Raven Ancar sheds light on Black student experience in self-directed film

Nile Pierre, News Editor

The Hullabaloo sat down with Tulane freshman Raven Ancar to discuss the inspirations and process behind the making of her first film, “The Veil.” The documentary, based on “the veil” present in W.E.B. Dubois’s “The Souls of Black Folks,” details the experiences of Black students at Tulane.

Nile Pierre: What inspired you to make this documentary?

Raven Ancar: I’ve always wanted to make a film, and when I got to Tulane it wasn’t really on my mind until I took an Intro to Africana Studies class. One of the concepts we talked about was [W. E. B.] Dubois, and we read essays out of “The Souls of Black Folks.” One of the ones we read had the concept of the veil and double consciousness. When I was hearing my professor talk, I was like, “That’s how I feel every day at Tulane.” This veil some type of disconnect between me and my white counterparts.

Dubois got invited to this dinner with other white professors, and he was really excited to go. When he got there, they ate without him and he had to eat in the kitchen with the workers. I was like, “That’s how I feel. I’m here. I got admitted just like everyone else did, yet I’m still not accepted,” and that’s how a lot of my friends felt. So then after that I was like, “You know, I’m gonna try this.”

Photo courtesy of Raven Ancar

P: Did you get any pushback for your first film?

A: I’m just a freshman. I just got here. I don’t know all of the resources that I have. So I was afraid that if they got a whiff of what was spurring, they’d just try to stop this and it’d be like just back in high school. But I took precautions for that. I have a team of three other people, and we did this all by ourselves just four people. We kept it very small. I only asked people I was familiar with and aware of, and I knew what they wanted to happen. I completed this all by myself. I edited this all by myself. The only copies, I have, because I don’t want it to get out. But there’s been pushback. I’ve gotten comments from white students they’ll just say under their breath that it’s dumb. I’ve had my flyers torn and ripped. But I feel like the topic has spread and circulated.

P: So when you were looking for people to be in your documentary and when you were actually making it, what were some of the feelings of the other students? Did they feel the same way as you that there was “a veil?”

A: A lot of the students were saying things like, “I see myself the way I wanna see, but then because we wear these veils over our heads, we see what white people think of us, too. Because ‘the veil’ is the white man’s perspective.” When we’re looking in the mirror, we see ourselves, we want to see ourselves. But we also see the way white people want to look at you dangerous, stupid, athlete all of these things kept coming up. The film is very interesting because it’s individual stories but there’s this one theme that connects all of them together, which I think is the Black experience at Tulane.

P: So who’s your audience for this film? Is it other black students at this school? Is it all of the students? Is it beyond this school? Who do you want to see this?

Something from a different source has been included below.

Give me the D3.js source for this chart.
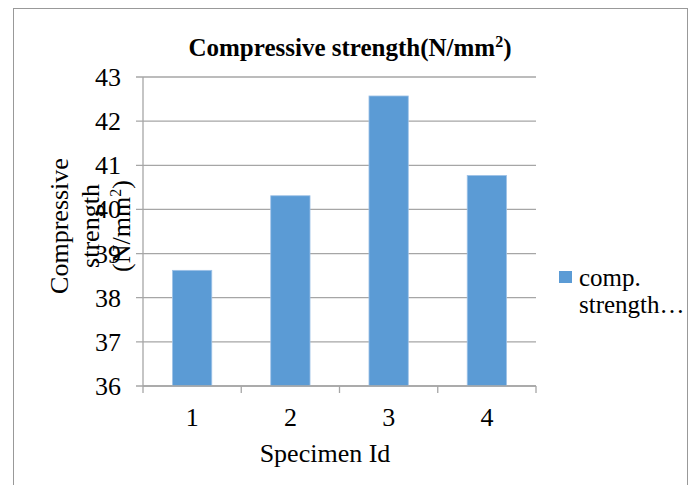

A: One of my target groups is the Black students because, honestly, even though this is specific to Tulane, I think this experience is at any [predominantly white institution]. One of my really close friends she goes to Yale. She’s an English major, and she was helping me understand all of the paradigms and all of the layers of “the veil” when I was making the film. And she was like, “I’m having the same issues here.” So it doesn’t matter where you go. Even at LSU, you’re going to experience discrimination and prejudice. And I want to reach out to the Black students because it’s making it real. One thing that white kids, personally I’ve experienced, when you call them out on microaggressions, it’s like, “Woah, I’m not racist.” And they try to discard it like it wasn’t an exchange. But the great thing about “The Veil” is that you can touch it. It’s tangible. Your experience is real. Validating that through film is one of the goals that I want people to have when they see the film, especially Black students, but also white students. I did interview white students, and they’re used for comparison. Because I can understand when you see your experience. A white student could never walk into a Black student’s shoes and vice versa. So just being able to see it cut your peers, people you will see walking around here and their experience will make it real. And maybe might change the way they live and some of the things that they say.

P:  Where do you see this going for you? Do you want to make more? Do you want to inspire others to do this same type of thing?

A: I’m going to post it on YouTube. But also there’s a [Black Student Union] at Yale. I have some professors that say they would like to screen it in their classrooms. I just want to spread it out to whoever wants to watch it. So that’s my next thing. I am not a film student, this is my first film. That’s why I’m so excited. I was inspired in high school through an experience, and I was inspired again here. If you have a passion for film or photography, and you’re not familiar with it, that shouldn’t stop you. You don’t have to take a class. You don’t have to do anything now with YouTube. You can learn and do whatever you want, especially if you’re passionate about it. It was a lot of work because a lot of chunk of my time was figuring out how to work the camera and figuring out how to work the editing programs. You have to put in the work, but if you love what you do, it shouldn’t matter.